A Medium power rated rod has just the right amount of flex to allow the bass to fight yet still maintain pressure.
Rod companies have done a good job of taking the guesswork out of rod buying. Most company websites will suggest what types of poles pair nicely with what lures and presentations.
For example, I just bought a new rod that is designed for shaky head fishing. Will this spinning rod work with other lures? Absolutely, but the pros that helped to design it had a certain type of functionality in mind when it comes to presentation, feel, and hookset for shaky head fishing.
Try a Friend’s Fishing Rod
When you hit the water with a buddy, ask to try their fishing rod out for a few casts. They each have such a different feel to them. We tend to purchase rods on brand loyalty, yet there may be a rod out there that is perfect for the way you like to fish.
A friend may just have it.
If you have a local club that you fish with, suggest an outing where you each grab your favorite setup and let each other give a go for a minute or two.
I know, we get real close to our favorite rods and reels and may get nervous letting others use them, but it is fun to compare and see what is out there.

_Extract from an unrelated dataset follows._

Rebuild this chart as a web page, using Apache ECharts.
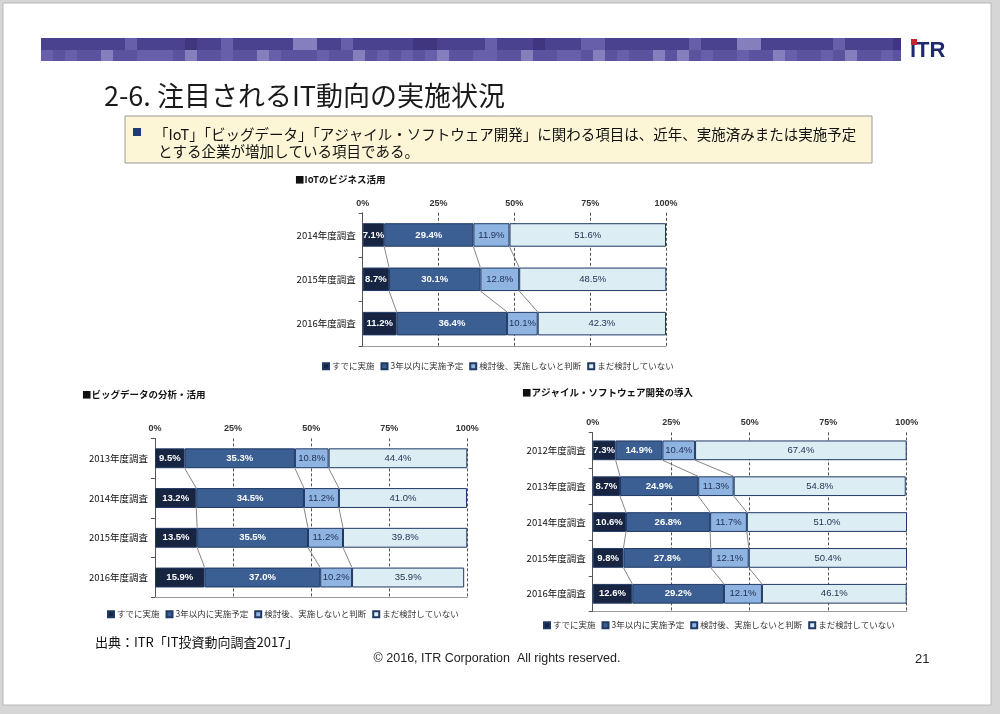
<!DOCTYPE html>
<html>
<head>
<meta charset="utf-8">
<script src="https://cdn.jsdelivr.net/npm/echarts@6/dist/echarts.min.js"></script>
<style>
html, body { margin: 0; padding: 0; background: #fff; }
#main { width: 1000px; height: 714px; }
</style>
</head>
<body>
<div id="main"></div>
<script>
// 凡例・目盛
const legendNames = ['すでに実施', '3年以内に実施予定', '検討後、実施しないと判断', 'まだ検討していない'];
const tickLabels = ['0%', '25%', '50%', '75%', '100%'];

// IoTのビジネス活用
const iotYears = ['2014年度調査', '2015年度調査', '2016年度調査'];
const iotDone = [7.1, 8.7, 11.2];
const iotPlan = [29.4, 30.1, 36.4];
const iotNo = [11.9, 12.8, 10.1];
const iotNot = [51.6, 48.5, 42.3];

// ビッグデータの分析・活用
const bigYears = ['2013年度調査', '2014年度調査', '2015年度調査', '2016年度調査'];
const bigDone = [9.5, 13.2, 13.5, 15.9];
const bigPlan = [35.3, 34.5, 35.5, 37.0];
const bigNo = [10.8, 11.2, 11.2, 10.2];
const bigNot = [44.4, 41.0, 39.8, 35.9];

// アジャイル・ソフトウェア開発の導入
const agiYears = ['2012年度調査', '2013年度調査', '2014年度調査', '2015年度調査', '2016年度調査'];
const agiDone = [7.3, 8.7, 10.6, 9.8, 12.6];
const agiPlan = [14.9, 24.9, 26.8, 27.8, 29.2];
const agiNo = [10.4, 11.3, 11.7, 12.1, 12.1];
const agiNot = [67.4, 54.8, 51.0, 50.4, 46.1];

const colors = ['#172442', '#3b5f92', '#8fb4e2', '#dcedf4'];
const jp = 'Noto Sans CJK JP';

// 各グラフの配置
const charts = [
    { title: '■IoTのビジネス活用', tx: 295, ty: 175, years: iotYears, sets: [iotDone, iotPlan, iotNo, iotNot],
      grid: { left: 362.7, top: 212.8, width: 303.3, height: 133 }, bar: 0.53, lx: 322, ly: 362 },
    { title: '■ビッグデータの分析・活用', tx: 82, ty: 390, years: bigYears, sets: [bigDone, bigPlan, bigNo, bigNot],
      grid: { left: 155, top: 438.4, width: 312.3, height: 159 }, bar: 0.5, lx: 107, ly: 610 },
    { title: '■アジャイル・ソフトウェア開発の導入', tx: 522, ty: 388, years: agiYears, sets: [agiDone, agiPlan, agiNo, agiNot],
      grid: { left: 592.7, top: 432.4, width: 314, height: 179.3 }, bar: 0.55, lx: 543, ly: 621 }
];

let grids = [], xAxes = [], yAxes = [], series = [], legends = [], titles = [];

charts.forEach(function (c, idx) {
    grids.push(c.grid);
    titles.push({ text: c.title, left: c.tx, top: c.ty, padding: 0,
        textStyle: { fontSize: 9.5, fontWeight: 'bold', color: '#111', fontFamily: jp } });
    xAxes.push({
        gridIndex: idx, type: 'value', position: 'top', min: 0, max: 100, interval: 25,
        axisLine: { show: false }, axisTick: { show: false },
        axisLabel: { formatter: v => tickLabels[v / 25], fontSize: 9, color: '#333', fontWeight: 'bold',
            fontFamily: 'Liberation Sans', margin: 5 },
        splitLine: { show: true, lineStyle: { type: [3, 2], color: '#555', width: 1 } }
    });
    xAxes.push({
        gridIndex: idx, type: 'value', position: 'bottom', min: 0, max: 100,
        axisLine: { show: true, lineStyle: { color: '#9a9a9a' } },
        axisTick: { show: false }, axisLabel: { show: false }, splitLine: { show: false }
    });
    yAxes.push({
        gridIndex: idx, type: 'category', data: c.years, inverse: true,
        axisLine: { show: true, lineStyle: { color: '#555' } },
        axisTick: { show: true, length: 4, lineStyle: { color: '#555' } },
        axisLabel: { fontSize: 9.5, color: '#111', margin: 7, fontFamily: jp }
    });
    legendNames.forEach(function (name, k) {
        series.push({
            name: name, type: 'bar', stack: 'st' + idx, xAxisIndex: idx * 2, yAxisIndex: idx,
            data: c.sets[k], barWidth: (c.bar * 100) + '%', z: 3,
            itemStyle: { color: colors[k], borderColor: '#1f3864', borderWidth: 1 },
            label: {
                show: true, position: 'inside', formatter: p => p.value.toFixed(1) + '%',
                color: k < 2 ? '#fff' : '#1f2f50', fontSize: 9.5, fontWeight: k < 2 ? 'bold' : 'normal',
                fontFamily: 'Liberation Sans'
            }
        });
    });
    // 区分線（棒の境界をつなぐ線）
    let links = [];
    for (let i = 0; i < c.years.length - 1; i++) {
        let a = 0, b = 0;
        for (let k = 0; k < 3; k++) {
            a += c.sets[k][i];
            b += c.sets[k][i + 1];
            links.push([a, i, b, i + 1]);
        }
    }
    series.push({
        type: 'custom', xAxisIndex: idx * 2, yAxisIndex: idx, silent: true, z: 2,
        data: links,
        renderItem: function (params, api) {
            const p1 = api.coord([api.value(0), api.value(1)]);
            const p2 = api.coord([api.value(2), api.value(3)]);
            const h = api.size([0, 1])[1] * c.bar / 2;
            return { type: 'line', shape: { x1: p1[0], y1: p1[1] + h, x2: p2[0], y2: p2[1] - h },
                style: { stroke: '#666', lineWidth: 0.8 } };
        }
    });
    legends.push({
        data: legendNames, left: c.lx, top: c.ly, padding: 0, itemWidth: 6, itemHeight: 6, itemGap: 6,
        icon: 'rect', selectedMode: false,
        textStyle: { fontSize: 8.5, color: '#333', fontFamily: jp, padding: [0, 0, 0, -2] }
    });
});

// ヘッダーのモザイク帯
const mosaicTop = '000000010000300100000220010000033000010003000110000000100022000000100003';
const mosaicBottom = '101002001110200100210001002010101200110020011020100202010010021001020010';
const shade = { '1': '#675fa9', '2': '#857fbd', '3': '#3f367f' };
let band = [
    { type: 'rect', shape: { x: 41, y: 38, width: 860, height: 12 }, style: { fill: '#4b428f' } },
    { type: 'rect', shape: { x: 41, y: 50, width: 860, height: 11 }, style: { fill: '#5c539e' } }
];
[mosaicTop, mosaicBottom].forEach(function (row, r) {
    for (let i = 0; i < row.length; i++) {
        const ch = row.charAt(i);
        if (ch === '0') continue;
        const w = Math.min(12, 901 - (41 + i * 12));
        if (w <= 0) continue;
        band.push({ type: 'rect', shape: { x: 41 + i * 12, y: r ? 50 : 38, width: w, height: r ? 11 : 12 },
            style: { fill: shade[ch] } });
    }
});

const graphics = [
    { type: 'rect', shape: { x: 0, y: 0, width: 1000, height: 714 }, style: { fill: '#d6d6d6' } },
    { type: 'rect', shape: { x: 3, y: 3, width: 988, height: 702 }, style: { fill: '#ffffff', stroke: '#b8b8b8', lineWidth: 1 } }
].concat(band).concat([
    { type: 'text', x: 910, y: 51, style: { text: 'iTR', fontSize: 22, fontWeight: 'bold', fontFamily: 'Liberation Sans',
        fill: '#1f2a6e', textVerticalAlign: 'middle' } },
    { type: 'rect', shape: { x: 911, y: 39, width: 6, height: 6 }, style: { fill: '#c3262e' } },
    { type: 'text', x: 104, y: 96, style: { text: '2-6. 注目されるIT動向の実施状況', fontSize: 27, fontFamily: jp,
        fill: '#1a1a1a', textVerticalAlign: 'middle' } },
    { type: 'rect', shape: { x: 125, y: 116, width: 747, height: 47 }, style: { fill: '#fcf6d6', stroke: '#9a9a9a', lineWidth: 1 } },
    { type: 'rect', shape: { x: 133, y: 128, width: 8, height: 8 }, style: { fill: '#1f3a7a' } },
    { type: 'text', x: 154, y: 134, style: { text: '「IoT」「ビッグデータ」「アジャイル・ソフトウェア開発」に関わる項目は、近年、実施済みまたは実施予定',
        fontSize: 14.5, fontFamily: jp, fill: '#111', textVerticalAlign: 'middle' } },
    { type: 'text', x: 158, y: 151, style: { text: 'とする企業が増加している項目である。',
        fontSize: 14.5, fontFamily: jp, fill: '#111', textVerticalAlign: 'middle' } },
    { type: 'text', x: 95, y: 642, style: { text: '出典：ITR「IT投資動向調査2017」', fontSize: 13, fontFamily: jp,
        fill: '#111', textVerticalAlign: 'middle' } },
    { type: 'text', x: 497, y: 659, style: { text: '© 2016, ITR Corporation  All rights reserved.', fontSize: 12.5,
        fontFamily: 'Liberation Sans', fill: '#222', textAlign: 'center', textVerticalAlign: 'middle' } },
    { type: 'text', x: 915, y: 659, style: { text: '21', fontSize: 13, fontFamily: 'Liberation Sans',
        fill: '#222', textVerticalAlign: 'middle' } }
]);

let option = {
    animation: false,
    backgroundColor: '#fff',
    title: titles,
    grid: grids,
    xAxis: xAxes,
    yAxis: yAxes,
    legend: legends,
    series: series,
    graphic: { elements: graphics }
};

let myChart = echarts.init(document.getElementById('main'));
myChart.setOption(option);
</script>
</body>
</html>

If you use this general guide to help you match the right rod for a particular presentation, I think you will find that the number of bites that you feel and the number of fish that you land will both increase exponentially.
Like I mentioned in the beginning, a mechanic has specific tools for specific jobs. An angler can approach their rod selection the same way. Yes, you can try and do everything with one rod and you will catch fish, but how many fish are you not catching? That is the way to think about it. Or, like my fishing buddy in the Boundary Waters, how many bites are you not even feeling?
Be safe out there, have fun, and be sure to encourage someone today. You never know how you might just change their life forever.